Second, the AOLserver has an embedded interpreter for the Tcl/Tk scripting language. The server can assign URLs to a Tcl script, causing that script to be invoked when a user (through their Web browser) requests the URL. This dramatically increases the speed of dynamic Web page generation, compared to the more common CGI mechanism, whereby the server invokes a separate process for each dynamically-generated page.

InfoBus

The Stanford University Digital Libraries Project is developing an interoperability infrastructure for digital libraries, called the InfoBus, from CORBA-based distributed object technology. The Web Prototype includes an interface (via the AOLserver) to a local (to Santa Barbara) InfoBus ``proxy'' (i.e., a software module that accepts incoming InfoBus queries and translates them to a form understood by the Web Prototype). The InfoBus query language is currently strongly oriented toward bibliographic queries, as opposed to spatial queries, so it is not optimal for querying ADL. However, we expect that to change.

Conclusions

The ADL Testbed is very much a work-in-progress. In the space remaining, we will list some of the more significant findings we will be applying to the next systems that the Testbed will host.

Idiosyncrasies of the Web

The scripting capability of the AOLserver, coupled with the ubiquity of Web browsers, has led to the most significant architectural feature of the Web Prototype: a user interface predicated on a ``dumb client - smart server'' model. The client is assumed to be capable of rendering HTML 2.0 with very few extensions (most notably Netscape tables), and of supporting the basic HTTP protocol plus Netscape cookies. Not only must we make the AOLserver go to heroic lengths to simulate statefulness over a stateless protocol, but we must also attempt to paint a rich, compelling user interface using an extremely restricted palette. The single most salutary consequence we expect from a world of Java-enabled Web browsers is a more equitable distribution of user interface creation between client and server.

Importance of Middleware

Just as Avenue provided the ``glue'' for the Rapid Prototype, so Tcl/Tk, running in the AOLserver, provides the glue for the Web Prototype. The importance of having a layer in the architecture that is scriptable, and thus highly malleable, cannot be overstated. For example, connecting the InfoBus proxy to the Web Prototype was a single day's work once we realized that we could build an alternative ``HTML-less'' interface to the AOLserver in Tcl/Tk that was almost exactly what an previously-coded proxy expected.

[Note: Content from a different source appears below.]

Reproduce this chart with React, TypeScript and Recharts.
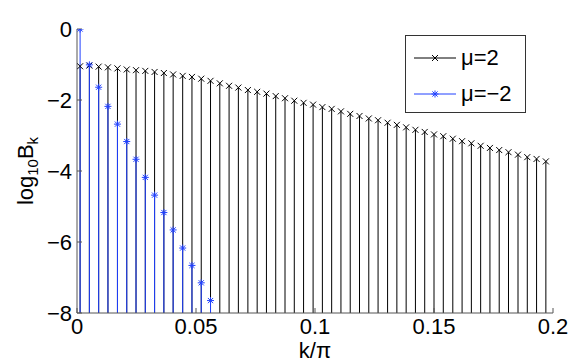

More importantly, a middleware layer is crucial to our database independence strategy. The user interface to the Web Prototype expresses its queries as simple boolean expressions in conjunctive normal form (CNF). The middleware reads from the underlying database a definition schema that describes the mapping from the Web Prototype's uniform logical schema to the particular database's physical implementation thereof, and then translates the CNF query into database-specific SQL.

Alternate Generic Architectures

The top-level four-component architecture, while a reasonable model of a physical library and one that has served well till now, is clearly in need of revision. In particular, several of the components, including the user interface and catalog components, need to be refined into a set of components that is more in keeping with the large variety of services that must be supported in a library environment, digital or otherwise. In traditional libraries, many of these services are provided by librarians while interacting with users. It is also necessary to provide a ``workspace'' in which a user may access the various services available for accessing information by content and for manipulating the retrieved information. The ADL Testbed is currently entering a new development cycle that is moving in the direction of implementing the next version of the system in part as a set of diverse services that interact using CORBA-based distributed object technology.